Similar problems to those described by Delabbio (1999) were also encountered in the undergraduate thesis Goozee (1998). A commercial, incompressible finite volume code (Phoenics) was used for the modelling of a cavitating liquid jet. This Eulerian type of code is, in many respects, unable to deal with these types of two phase flows. SPH methods, however, appear to have the potential to explicitly model flow separation and cavitation in the liquid and may provide a more accurate representation of the flow field.
Despite the promise of SPH, it is far from being the ideal approach. Until recently problems with the SPH technique have prevented its application to practical problems. In particular, SPH codes were known to be troublesome in the implementation of solid boundary conditions. Hernquist (1993) outlined these and some other cautions regarding the use of SPH, in particular the use of variable smoothing lengths and adaptivity in time. These errors were, however, relatively easy to estimate and in all but extreme cases only led to small violations of the fluid conservation laws. Hernquist (1993) stated that,
"while SPH remains a useful tool for many problems of astrophysical interest, a rigorous formulation of it, which is adaptive but still satisfies conservation properties, is clearly wanting."

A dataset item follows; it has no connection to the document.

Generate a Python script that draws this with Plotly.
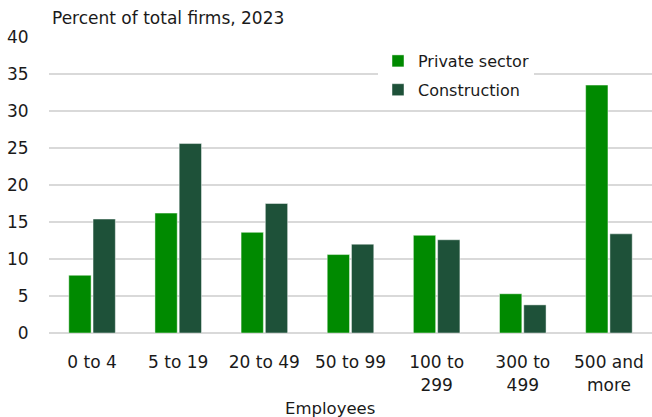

Randles (1996) discusses the great number of improvements that have been made to the SPH technique as it became more widely used over the period 1991 to 1995, that is in the period since the discussion by Hernquist (1993). Most notably, suitable generalised methods were developed for dealing with solid boundaries. Randles (1996) conclusion was that over that period the technique matured, leading to a method that he summarised with the statement,
"The power of the method lies in its conceptual simplicity which gives rise to such desirable features as robustness, ease of adding new physics, a natural treatment of void regions, and the ease of simulating three dimensional problems."
The project will concentrate on solving some of the problems associated with the implementation of multiple phase physics in the SPH technique. Solving these problems will hopefully enable the method to be more widely used in Mechanical Engineering applications for which it appears to be most suited.